EL TEATRO INMEDIATO (14)
En Francia, el actor
llega a una prueba de examen, solicita que le muestren la escena más violenta
de la obra y sin el menor escrúpulo de conciencia se lanza a ella para
demostrar sus progresos. El actor francés que interpreta un papel clásico se
eleva y luego se sumerge en la escena: juzga el éxito o el fracaso de su actuación
por el grado en que se rinde a sus emociones, por la posibilidad de que su
carga interior alcance su máximo tono, de donde deriva su creencia en la Musa,
en la inspiración, etcétera. La inconsistencia de su trabajo radica en que le
lleva a interpretar generalizaciones. Quiero decir que en una escena violenta
dicho actor “se monta” en su nota colérica o, más bien, se sumerge en ella y
esta fuerza le conduce por la escena. Eso puede darle cierta potencia e incluso
cierto poder hipnótico sobre el público, poder que falsamente se considera “lírico”
y “trascendental”. Lo cierto es que tal actor queda prisionero de su cólera,
incapacitado de salir de ella si un sutil cambio del texto exige algo nuevo. En
un párrafo que contenga elementos naturales y líricos, todo lo declama como si
cada una de las palabras estuviera igualmente preñada de sentido. Esta torpeza
es la que hace que los actores parezcan estúpidos, e irreal la interpretación
grandiosa.
Jean Genet desea que el
teatro salga de lo trivial; en una serie de cartas que escribió a Roger Blin
cuando este dirigía Las persianas le apremiaba a empujar a los actores
hacia el “lirismo”. El consejo suena bastante bien en teoría, pero ¿qué es el
lirismo? ¿Qué es la interpretación “que se sale de lo ordinario”? ¿Exige una
voz especial, una manera hinchada? ¿Acaso es reliquia de alguna válida y
antigua tradición la manera que tienen de cantar los párrafos los viejos
actores del teatro clásico? ¿En qué punto la búsqueda de la forma es aceptación
de la artificialidad? Este es uno de los mayores problemas con que nos
enfrentamos hoy día, y mientras sigamos creyendo -aunque sea de manera oculta-
que las máscaras grotescas, los maquillajes acentuados, los trajes hieráticos,
la declamación, los movimientos de ballet, son de algún modo “ritualistas” por
derecho propio y, en consecuencia, líricos y profundos, nunca saldremos de la
tradicional rutina del arte teatral.
Al menos uno puede
comprender que todo es lenguaje para algo y que nada es lenguaje para todo.
Cada acto acaece por derecho propio y al mismo tiempo es analogía de algo más.
Arrugo un trozo de papel, y este gesto es completo por sí mismo; lo que hago
sobre un escenario no necesita ser más de lo que parece en el momento en que
ocurre.

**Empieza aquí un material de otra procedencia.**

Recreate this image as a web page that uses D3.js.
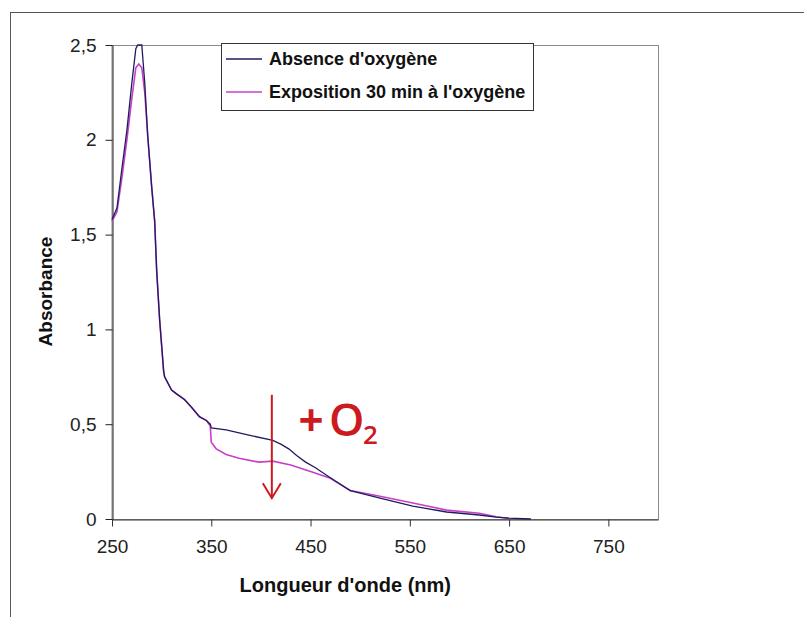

Puede ser también una metáfora. Quien haya visto a Patrick Magee en The
Birth-day Party hacienda tiras una hoja de periódico exactamente como en la
vida cotidiana y al mismo tiempo de manera ritualista, comprenderá lo que eso
significa. Una metáfora es un signo y una ilustración, o sea que es un
fragmento de lenguaje. Cada tono, cada modelo rítmico, es un fragmento de
lenguaje y corresponde a una experiencia diferente. A menudo nada es tan mortal
como un actor de buena escuela cuando recita el verso; claro está que existen
normas prosódicas que ayudan a clarificar ciertas cosas a un actor que se halla
en determinada etapa de su desarrollo, pero ha de descubrir finalmente que los
ritmos de cada personaje son tan distintivos como las huellas dactilares. Luego
ha de buscar a qué corresponde cada nota de la escala musical.